Degas was born in 1834 in Paris from a wealthy banking family. He attended the prestigious Lycée Louis-le-Grand and frequently visited Paris museums. Abandoning law school and the career path set for him by his father, Degas began to copy the Renaissance masters at the Louvre and later trained in the studio of Louis Lamothe a former student of Ingres, who taught in the traditional academic style, which places draftsmanship above all skills.
In the late 1850s, Degas made several trips to Italy, first visiting his father's family in Capodimonte, then Rome and Florence where he met French symbolist painter Gustave Moreau who became a close friend.

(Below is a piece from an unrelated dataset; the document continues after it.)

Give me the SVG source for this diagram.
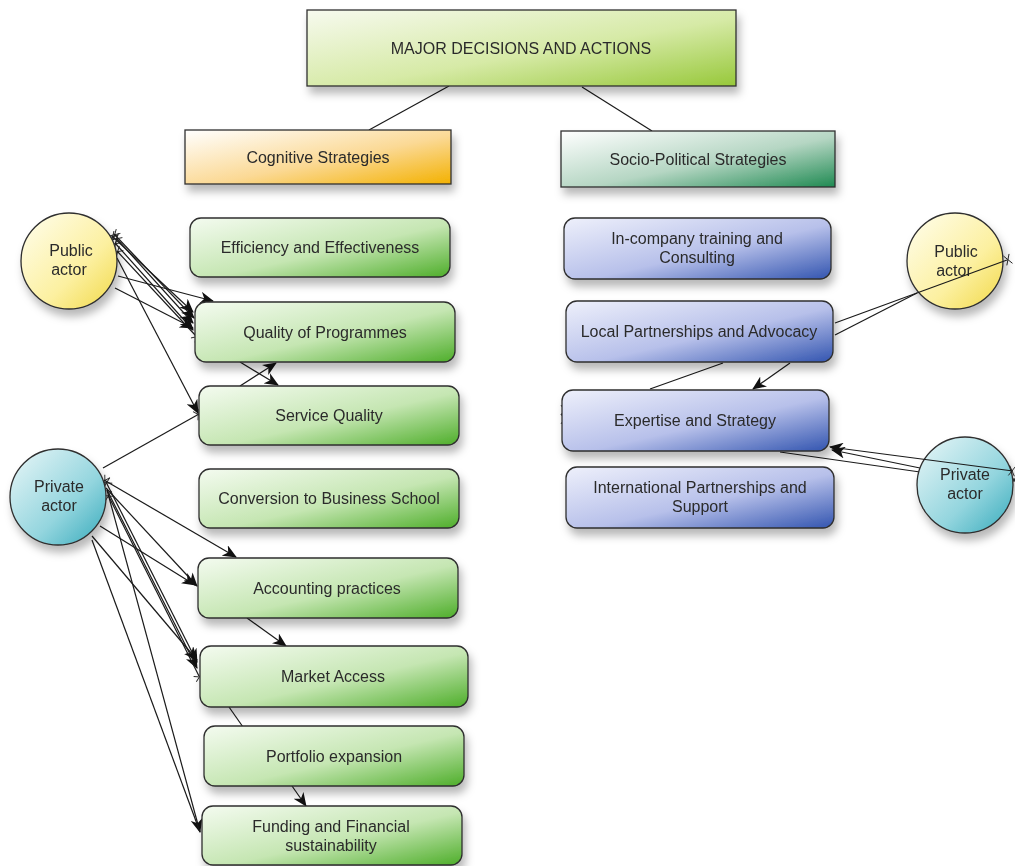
<svg xmlns="http://www.w3.org/2000/svg" width="1015" height="866" viewBox="0 0 1015 866">
<style>
text{font-family:"Liberation Sans",Arial,sans-serif;font-size:16px;fill:#2b2b2b;text-anchor:middle}
.b{stroke:#2f2f2f;stroke-width:1.3}
.c{stroke:#1a1a1a;stroke-width:1.2;fill:none}
.a{marker-end:url(#arr)}
.x{marker-start:url(#xm)}
.xe{marker-end:url(#xm)}
.n{filter:url(#sh)}
</style>
<defs>
<filter id="sh" x="-20%" y="-30%" width="140%" height="170%">
<feDropShadow dx="3" dy="7" stdDeviation="4" flood-color="#000" flood-opacity="0.28"/>
</filter>
<linearGradient id="gTop" x1="0" y1="0" x2="1" y2="1"><stop offset="0" stop-color="#f7faef"/><stop offset="0.55" stop-color="#d6eaa6"/><stop offset="1" stop-color="#97c83a"/></linearGradient>
<linearGradient id="gOr" x1="0" y1="0" x2="1" y2="1"><stop offset="0" stop-color="#ffffff"/><stop offset="0.55" stop-color="#fbd995"/><stop offset="1" stop-color="#f3b100"/></linearGradient>
<linearGradient id="gDg" x1="0" y1="0" x2="1" y2="1"><stop offset="0" stop-color="#ffffff"/><stop offset="0.55" stop-color="#b5d6c3"/><stop offset="1" stop-color="#1f8a52"/></linearGradient>
<linearGradient id="gG" x1="0" y1="0" x2="1" y2="1"><stop offset="0" stop-color="#f4fbf0"/><stop offset="0.55" stop-color="#c5e6b2"/><stop offset="1" stop-color="#4eae2a"/></linearGradient>
<linearGradient id="gB" x1="0" y1="0" x2="1" y2="1"><stop offset="0" stop-color="#eef0fb"/><stop offset="0.55" stop-color="#b7c0ea"/><stop offset="1" stop-color="#3355b0"/></linearGradient>
<linearGradient id="gY" x1="0" y1="0" x2="1" y2="1"><stop offset="0" stop-color="#fffeef"/><stop offset="0.6" stop-color="#fcf0a0"/><stop offset="1" stop-color="#f1d846"/></linearGradient>
<linearGradient id="gC" x1="0" y1="0" x2="1" y2="1"><stop offset="0" stop-color="#eaf7f8"/><stop offset="0.6" stop-color="#93d5de"/><stop offset="1" stop-color="#35aabb"/></linearGradient>
<marker id="arr" viewBox="0 0 14 12" refX="13" refY="6" markerWidth="14" markerHeight="12" markerUnits="userSpaceOnUse" orient="auto"><path d="M0,0 L14,6 L0,12 L4,6 Z" fill="#111"/></marker>
<marker id="xm" viewBox="-6 -6 12 12" refX="0" refY="0" markerWidth="12" markerHeight="12" markerUnits="userSpaceOnUse" orient="auto"><path d="M-2,-5 L4,5 M-2,5 L4,-5" stroke="#222" stroke-width="0.9" fill="none"/></marker>
</defs>

<g id="connectors">
<line class="c" x1="449" y1="86" x2="369" y2="130"/>
<line class="c" x1="582" y1="87" x2="652" y2="131"/>
<line class="c x a" x1="112" y1="236" x2="193" y2="312"/>
<line class="c x a" x1="114" y1="234" x2="194" y2="318"/>
<line class="c x a" x1="116" y1="238" x2="193" y2="323"/>
<line class="c x a" x1="115" y1="243" x2="193" y2="330"/>
<line class="c x xe" x1="117" y1="251" x2="196" y2="336"/>
<line class="c a" x1="118" y1="276" x2="213" y2="301"/>
<line class="c a" x1="115" y1="288" x2="193" y2="328"/>
<line class="c a" x1="117" y1="258" x2="198" y2="413"/>
<line class="c a" x1="240" y1="362" x2="278" y2="385"/>
<line class="c a" x1="240" y1="386" x2="276" y2="363"/>
<line class="c a" x1="247" y1="618" x2="286" y2="646"/>
<line class="c" x1="229" y1="707" x2="243" y2="727"/>
<line class="c a" x1="292" y1="786" x2="306" y2="806"/>
<line class="c x" x1="199" y1="414" x2="103" y2="468"/>
<line class="c x a" x1="104" y1="480" x2="236" y2="557"/>
<line class="c a" x1="106" y1="488" x2="197" y2="586"/>
<line class="c a" x1="100" y1="526" x2="195" y2="585"/>
<line class="c x a" x1="106" y1="482" x2="197" y2="662"/>
<line class="c a" x1="107" y1="490" x2="197" y2="668"/>
<line class="c x xe" x1="108" y1="495" x2="199" y2="676"/>
<line class="c a" x1="92" y1="536" x2="197" y2="660"/>
<line class="c a" x1="107" y1="490" x2="200" y2="832"/>
<line class="c" x1="92" y1="540" x2="200" y2="832"/>
<line class="c" x1="835" y1="335" x2="917" y2="293"/>
<line class="c" x1="723" y1="363" x2="650" y2="389"/>
<line class="c a" x1="790" y1="363" x2="753" y2="389"/>
<line class="c x" x1="563" y1="410" x2="600" y2="410" stroke="none"/>
<line class="c x" x1="563" y1="419" x2="600" y2="419" stroke="none"/>
<line class="c a" x1="920" y1="468" x2="832" y2="450"/>
<line class="c" x1="780" y1="452" x2="920" y2="472"/>
<line class="c x" x1="1013" y1="480" x2="1030" y2="480" stroke="none"/>
</g>

<g id="n-top" class="n"><rect class="b" x="307" y="10" width="429" height="76" fill="url(#gTop)"/><text x="521" y="54">MAJOR DECISIONS AND ACTIONS</text></g>
<g id="n-cog" class="n"><rect class="b" x="185" y="130" width="266" height="54" fill="url(#gOr)"/><text x="318" y="163">Cognitive Strategies</text></g>
<g id="n-soc" class="n"><rect class="b" x="561" y="131" width="274" height="56" fill="url(#gDg)"/><text x="698" y="165">Socio-Political Strategies</text></g>

<g id="n-eff" class="n"><rect class="b" x="190" y="218" width="260" height="59" rx="11" fill="url(#gG)"/><text x="320" y="253">Efficiency and Effectiveness</text></g>
<g id="n-qua" class="n"><rect class="b" x="195" y="302" width="260" height="60" rx="11" fill="url(#gG)"/><text x="325" y="338">Quality of Programmes</text></g>
<g id="n-ser" class="n"><rect class="b" x="199" y="386" width="260" height="59" rx="11" fill="url(#gG)"/><text x="329" y="421">Service Quality</text></g>
<g id="n-con" class="n"><rect class="b" x="199" y="469" width="260" height="59" rx="11" fill="url(#gG)"/><text x="329" y="504">Conversion to Business School</text></g>
<g id="n-acc" class="n"><rect class="b" x="198" y="558" width="260" height="60" rx="11" fill="url(#gG)"/><text x="327" y="594">Accounting practices</text></g>
<g id="n-mar" class="n"><rect class="b" x="200" y="646" width="268" height="61" rx="11" fill="url(#gG)"/><text x="333" y="682">Market Access</text></g>
<g id="n-por" class="n"><rect class="b" x="204" y="726" width="260" height="60" rx="11" fill="url(#gG)"/><text x="334" y="762">Portfolio expansion</text></g>
<g id="n-fun" class="n"><rect class="b" x="202" y="806" width="260" height="59" rx="11" fill="url(#gG)"/><text x="331" y="832">Funding and Financial</text><text x="331" y="851">sustainability</text></g>

<g id="n-inc" class="n"><rect class="b" x="564" y="218" width="267" height="61" rx="11" fill="url(#gB)"/><text x="697" y="244">In-company training and</text><text x="697" y="263">Consulting</text></g>
<g id="n-loc" class="n"><rect class="b" x="566" y="301" width="267" height="61" rx="11" fill="url(#gB)"/><text x="699" y="337">Local Partnerships and Advocacy</text></g>
<g id="n-exp" class="n"><rect class="b" x="562" y="390" width="267" height="61" rx="11" fill="url(#gB)"/><text x="695" y="426">Expertise and Strategy</text></g>
<g id="n-int" class="n"><rect class="b" x="566" y="467" width="268" height="61" rx="11" fill="url(#gB)"/><text x="700" y="493">International  Partnerships and</text><text x="700" y="512">Support</text></g>

<g id="n-pub-l" class="n"><circle class="b" cx="69" cy="261" r="48" fill="url(#gY)"/><text x="71" y="256">Public</text><text x="69" y="275">actor</text></g>
<g id="n-pri-l" class="n"><circle class="b" cx="58" cy="497" r="48" fill="url(#gC)"/><text x="59" y="492">Private</text><text x="59" y="511">actor</text></g>
<g id="n-pub-r" class="n"><circle class="b" cx="955" cy="261" r="48" fill="url(#gY)"/><text x="956" y="257">Public</text><text x="954" y="276">actor</text></g>
<g id="n-pri-r" class="n"><circle class="b" cx="965" cy="485" r="48" fill="url(#gC)"/><text x="965" y="480">Private</text><text x="965" y="499">actor</text></g>

<g id="connectors-over">
<line class="c xe" x1="835" y1="323" x2="1007" y2="260"/>
<line class="c x a" x1="1013" y1="471" x2="830" y2="447"/>
</g>
</svg>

In 1865 the Salon accepted his history painting The Misfortunes of the City of Orléans (Musée d’Orsay, Paris). Degas began to paint scenes of modern life and developped some of his most recurring themes, such as horse races and the famous ballet dancers During his life, Degas will make about 1500 works about the ballet dancers, often visiting and drawing the repetitions of the "petits rats" at the newly inaugurated Opéra Garnier. In these works Degas develops a laguage of modernity that stands in his choices of composition and the poses he represents the dancers in. Like a testimony on the back-stage reality of the dancers, Degas shows the young girls adjusting their shoes, massaging their aching feet, taking breaks in hallways or getting ready to step on stage. Famous for their "photographic" figure cutting framings, his works capture the mouvement and instantaneity of the ballet.
From 1875 Degas began to use pastels frequently, even in finished works. By 1885, most of his more important works were done in pastel. He submitted a suite of nudes, all rendered in pastel, to the final Impressionist exhibition in 1886. The figures in these pastels were criticized for their unapealing vulgar poses. The pastels show many experiments with different techniques, Degas uses in the same composition effectects of hatching, dry pastel with wet, gouache and watercolors to soften the contours of his figures.
By the late 1880s, Degas’ eyesight had begun to fail, perhaps as a result of an injury suffered during his service in defending Paris during the Franco-Prussian War of 1870–71. After that time he focused almost exclusively on dancers and nudes, increasingly turning to sculpture as his eyesight weakened. In his later years, he was concerned chiefly with showing women bathing, entirely without self-consciousness and emphatically not posed.
In later life, Degas became reclusive and depressive probably as a consequence of his increasing blindness, and alienated all of his friends one after the other.
He kept painting and drawing until 1912, when he was forced to leave his studio in Montmartre. He died in 1917, at the age of eighty-three.